LESSON - 4
D01134 - Sirupaanaatrupadai-4
This lesson explains the key ideas in lines 114-202 of ‘Sirupaanatrupadai.’ The administrative skills and leadership qualities of king Nalliyakkodan; the greatness of his capital city, Maavilangai; the deplorable plight of the poor panan; the riches bestowed on the panan by the king; the hospitality shown by the people of Eyirpattinam, Velur and Aamur, towns that the panan passes through are portrayed in these lines.
The greatness and benevolence of king Nalliyakkodan are celebrated. The panan traces the ancestors of the king and reveals that they too were great patrons of art. He concludes that the king’s generosity, is even greater than that of the kadaiezhuvallalgal.
Maavilangai is one of the towns that come under the rule of King Nalliyakkodan. The panan offers vivid descriptions of the city, stressing on its grandeur and beauty. Of the several kings who ruled over Maavilangai, Nalliyakkodan is by far the greatest. Nalliyakkodan was also known for his extraordinary courage.
Lines 120-140 present a poignant picture of the poverty-stricken life of the panan. The lines offer a moving description of his humble dwellings. His house is dilapidated. There is no food and hence no smoke curls from the chimney. The panan’s wife looks thin and emaciated. Once in a while she gathers the common greens that grows in their backyard and cooks them.

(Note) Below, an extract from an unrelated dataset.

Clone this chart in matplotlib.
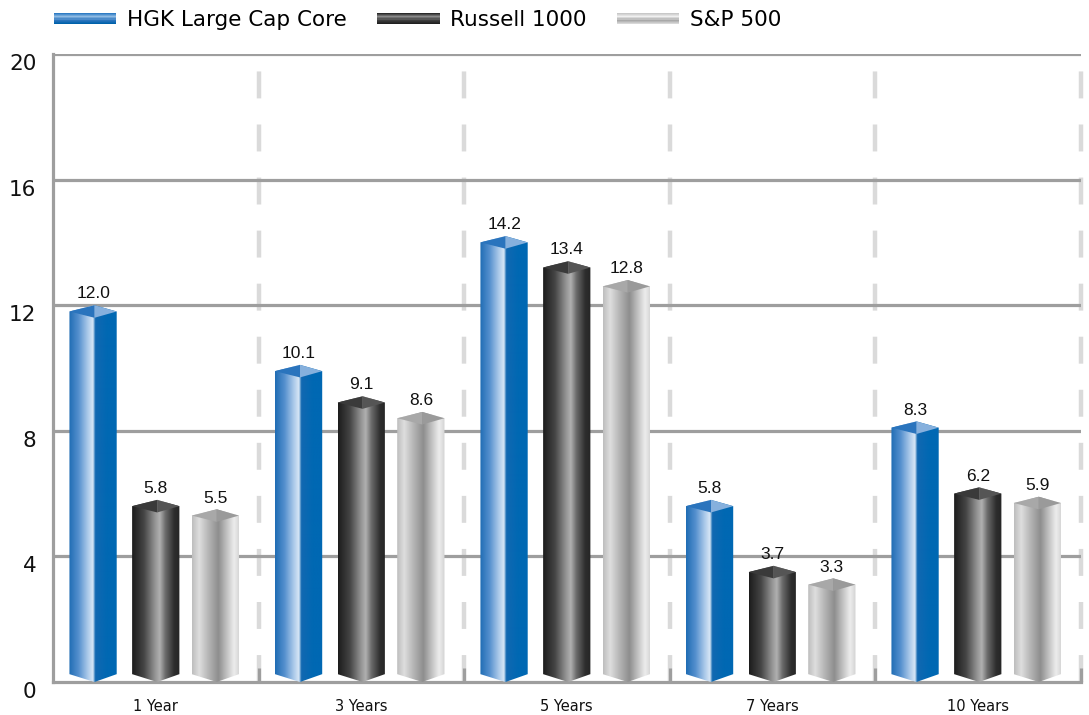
import numpy as np
import matplotlib
matplotlib.use("Agg")
import matplotlib.pyplot as plt
import matplotlib.transforms as mtransforms
from matplotlib.patches import Polygon, Rectangle
from matplotlib.colors import LinearSegmentedColormap
from matplotlib.legend_handler import HandlerBase

plt.rcParams["lines.scale_dashes"] = False

#########################################################################
# data

categories = ["1 Year", "3 Years", "5 Years", "7 Years", "10 Years"]
series_names = ["HGK Large Cap Core", "Russell 1000", "S&P 500"]
hgk = [12.0, 10.1, 14.2, 5.8, 8.3]
russell = [5.8, 9.1, 13.4, 3.7, 6.2]
sp500 = [5.5, 8.6, 12.8, 3.3, 5.9]
yticks = [0, 4, 8, 12, 16, 20]

#########################################################################
# bar colour gradients (left -> right across a bar)

blue_cmap = LinearSegmentedColormap.from_list("blue", [
    (0.0, "#1f6cb4"), (0.2, "#5590ce"), (0.38, "#a6c6e8"), (0.5, "#d8e7f6"),
    (0.55, "#1268b1"), (0.8, "#0068b3"), (1.0, "#0068b3")])
dark_cmap = LinearSegmentedColormap.from_list("dark", [
    (0.0, "#1c1c1c"), (0.25, "#454545"), (0.5, "#9a9a9a"), (0.58, "#b0b0b0"),
    (0.7, "#6a6a6a"), (0.88, "#2e2e2e"), (1.0, "#252525")])
light_cmap = LinearSegmentedColormap.from_list("light", [
    (0.0, "#bdbdbd"), (0.15, "#dedede"), (0.35, "#b4b4b4"), (0.55, "#8e8e8e"),
    (0.75, "#c8c8c8"), (0.88, "#ededed"), (1.0, "#d2d2d2")])
cmaps = [blue_cmap, dark_cmap, light_cmap]
cap_colors = [("#2a74bd", "#86b0dd"), ("#3a3a3a", "#555555"), ("#a8a8a8", "#9a9a9a")]

# legend handle gradients (top -> bottom)
legend_cmaps = [
    LinearSegmentedColormap.from_list("lb", ["#2f7cc4", "#8fbbe4", "#2a74bd", "#0062ab"]),
    LinearSegmentedColormap.from_list("ld", ["#2a2a2a", "#8a8a8a", "#3c3c3c", "#202020"]),
    LinearSegmentedColormap.from_list("ll", ["#c8c8c8", "#f0f0f0", "#a8a8a8", "#d8d8d8"]),
]

#########################################################################
# figure

fig = plt.figure(figsize=(10.89, 7.15), dpi=100)
ax = fig.add_axes([53 / 1089, 33 / 715, 1027.5 / 1089, 628 / 715])

x = np.arange(len(categories))
width = 0.23
offsets = [-0.305, 0.0, 0.29]
grid_gray = "#9e9e9e"

# grid
for yv in yticks[1:]:
    ax.axhline(yv, color=grid_gray, lw=2.3, zorder=1)
ax.vlines(np.arange(len(categories)) + 0.5, 0, 20, colors="#dadada", lw=3.2,
          linestyles=(0, (19.4, 18.8)), zorder=0.5, clip_on=False)

gradient = np.linspace(0, 1, 256).reshape(1, -1)
side_drop = 0.2
front_drop = 0.4
bottom_lift = 0.25

for vals, off, cmap, caps in zip([hgk, russell, sp500], offsets, cmaps, cap_colors):
    bars = ax.bar(x + off, vals, width, color="none", edgecolor="none", zorder=3)
    for rect in bars:
        x0 = rect.get_x()
        w = rect.get_width()
        h = rect.get_height()
        x1 = x0 + w
        xf = x0 + 0.53 * w
        outline = [(x0, bottom_lift), (x0, h - side_drop), (xf, h), (x1, h - side_drop),
                   (x1, bottom_lift), (xf, 0)]
        clip = Polygon(outline, closed=True, transform=ax.transData)
        im = ax.imshow(gradient, cmap=cmap, extent=(x0, x1, 0, h), aspect="auto",
                       interpolation="bilinear", zorder=3)
        im.set_clip_path(clip)
        # bevelled top
        ax.add_patch(Polygon([(x0, h - side_drop), (xf, h), (xf, h - front_drop)],
                             closed=True, facecolor=caps[0], edgecolor="none", zorder=4))
        ax.add_patch(Polygon([(xf, h), (x1, h - side_drop), (xf, h - front_drop)],
                             closed=True, facecolor=caps[1], edgecolor="none", zorder=4))
        ax.text(x0 + 0.5 * w, h + 0.12, f"{h:.1f}", ha="center", va="bottom",
                fontsize=12.5, family="Liberation Sans", color="#111111", zorder=5)

ax.set_xlim(-0.5, len(categories) - 0.5)
ax.set_ylim(0, 20)

# axes styling
for side in ["top", "right"]:
    ax.spines[side].set_visible(False)
for side in ["left", "bottom"]:
    ax.spines[side].set_color(grid_gray)
    ax.spines[side].set_linewidth(2.3)
    ax.spines[side].set_zorder(2)

ax.set_xticks(x)
ax.set_xticklabels(categories, fontsize=10.5, color="#111111")
ax.set_xticks(np.arange(len(categories)) + 0.5, minor=True)
ax.tick_params(axis="x", which="major", length=0, pad=12)
ax.tick_params(axis="x", which="minor", direction="in", length=10, width=2.3, color=grid_gray)

ax.set_yticks(yticks)
ax.set_yticklabels([str(v) for v in yticks], fontsize=15.5, color="#111111")
ax.tick_params(axis="y", length=0, pad=12)
shift = mtransforms.ScaledTranslation(0, -8 / 100, fig.dpi_scale_trans)
for lab in ax.get_yticklabels():
    lab.set_transform(lab.get_transform() + shift)

#########################################################################
# legend with gradient handles


class GradientHandler(HandlerBase):
    def __init__(self, cmap):
        super().__init__()
        self.cmap = cmap

    def create_artists(self, legend, orig_handle, xdescent, ydescent, width, height,
                       fontsize, trans):
        n = 10
        bar_h = 7.5
        y0 = -ydescent + (height - bar_h) / 2
        artists = []
        for i in range(n):
            c = self.cmap(i / (n - 1))
            r = Rectangle((-xdescent, y0 + bar_h * (n - 1 - i) / n), width, bar_h / n,
                          facecolor=c, edgecolor="none", transform=trans)
            artists.append(r)
        return artists


handles = [Rectangle((0, 0), 1, 1) for _ in series_names]
fig.legend(handles, series_names, loc="center left", bbox_to_anchor=(54 / 1089, 1 - 20 / 715),
           ncol=3, frameon=False, fontsize=15.5, handlelength=2.9, handletextpad=0.5,
           columnspacing=1.4, borderpad=0, borderaxespad=0,
           handler_map={h: GradientHandler(cm) for h, cm in zip(handles, legend_cmaps)})

fig.savefig("out.png", dpi=100)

The panan reveals how king Nalliyakkodan’s generous gifts saved him from grinding poverty. In lines 142 - 163 the panan advises a fellow minstrel to go to king Nalliyakkodan, and guides him accordingly. While directing him he describes Eyirpattinam, Velur and Aamur, the various towns on the way to king Nalliyakkodan’s capital city. Lines 164-195 contain these descriptions. He speaks highly of the warmth and hospitality displayed by the people of these towns. After crossing these towns, one reaches Kidangil, the capital city from where Nalliyakkodan rules. Lines 196- 202 describe the festive air of the capital city.